> **WHAT IS EXPECTED**: Starting at the top of the listing, extract every line up to and including the one with "return xs, ys". Pictures stay out of the copy.

--- Start SOURCE DATA ---

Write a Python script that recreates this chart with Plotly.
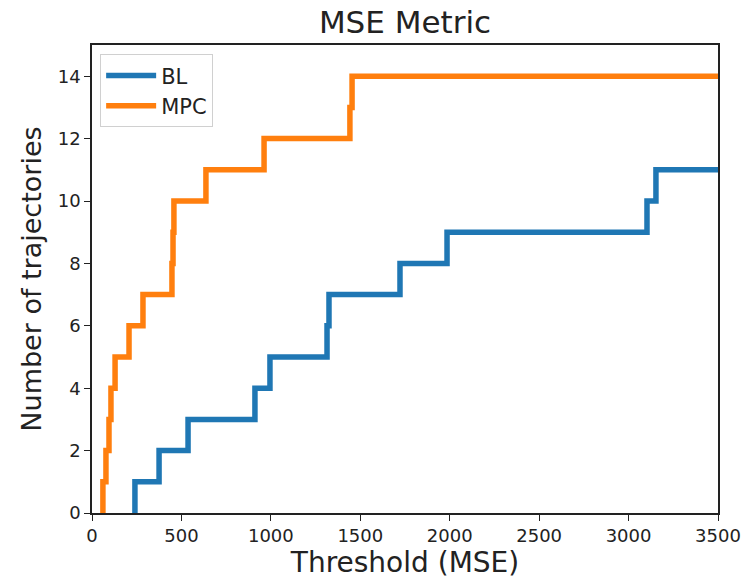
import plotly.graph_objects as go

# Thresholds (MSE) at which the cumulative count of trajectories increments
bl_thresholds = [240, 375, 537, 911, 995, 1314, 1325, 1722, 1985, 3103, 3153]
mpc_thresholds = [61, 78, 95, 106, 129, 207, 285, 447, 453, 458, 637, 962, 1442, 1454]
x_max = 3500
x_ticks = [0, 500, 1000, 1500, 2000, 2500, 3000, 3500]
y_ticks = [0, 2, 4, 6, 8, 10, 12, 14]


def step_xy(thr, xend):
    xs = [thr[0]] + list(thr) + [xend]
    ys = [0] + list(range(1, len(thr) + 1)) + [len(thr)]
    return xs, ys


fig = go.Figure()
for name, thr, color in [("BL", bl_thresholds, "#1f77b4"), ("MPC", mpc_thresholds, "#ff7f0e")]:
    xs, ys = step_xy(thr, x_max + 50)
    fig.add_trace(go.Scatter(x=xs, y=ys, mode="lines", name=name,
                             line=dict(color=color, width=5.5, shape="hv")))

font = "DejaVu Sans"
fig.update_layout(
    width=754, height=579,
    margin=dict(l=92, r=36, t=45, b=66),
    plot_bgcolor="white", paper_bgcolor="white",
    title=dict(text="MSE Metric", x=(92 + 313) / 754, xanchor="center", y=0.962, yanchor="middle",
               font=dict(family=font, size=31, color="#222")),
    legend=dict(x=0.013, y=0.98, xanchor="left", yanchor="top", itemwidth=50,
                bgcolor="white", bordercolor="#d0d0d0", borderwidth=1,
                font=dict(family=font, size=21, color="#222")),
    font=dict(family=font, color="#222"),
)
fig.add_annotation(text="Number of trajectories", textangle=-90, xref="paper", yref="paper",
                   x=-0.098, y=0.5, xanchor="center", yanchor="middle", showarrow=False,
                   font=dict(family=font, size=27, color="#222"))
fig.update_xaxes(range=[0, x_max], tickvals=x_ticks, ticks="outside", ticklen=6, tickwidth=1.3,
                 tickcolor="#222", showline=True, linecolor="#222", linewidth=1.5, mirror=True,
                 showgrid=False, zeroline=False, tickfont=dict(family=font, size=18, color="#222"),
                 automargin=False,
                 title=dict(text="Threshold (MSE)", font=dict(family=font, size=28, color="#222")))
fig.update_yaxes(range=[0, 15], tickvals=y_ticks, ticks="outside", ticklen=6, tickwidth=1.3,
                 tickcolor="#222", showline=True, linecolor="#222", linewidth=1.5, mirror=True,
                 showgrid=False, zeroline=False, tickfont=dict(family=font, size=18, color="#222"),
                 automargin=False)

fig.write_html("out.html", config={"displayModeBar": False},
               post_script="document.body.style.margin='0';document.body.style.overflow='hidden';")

--- End SOURCE DATA ---

> **FINAL RESULT**:
Write a Python script that recreates this chart with Plotly.
import plotly.graph_objects as go

# Thresholds (MSE) at which the cumulative count of trajectories increments
bl_thresholds = [240, 375, 537, 911, 995, 1314, 1325, 1722, 1985, 3103, 3153]
mpc_thresholds = [61, 78, 95, 106, 129, 207, 285, 447, 453, 458, 637, 962, 1442, 1454]
x_max = 3500
x_ticks = [0, 500, 1000, 1500, 2000, 2500, 3000, 3500]
y_ticks = [0, 2, 4, 6, 8, 10, 12, 14]


def step_xy(thr, xend):
    xs = [thr[0]] + list(thr) + [xend]
    ys = [0] + list(range(1, len(thr) + 1)) + [len(thr)]
    return xs, ys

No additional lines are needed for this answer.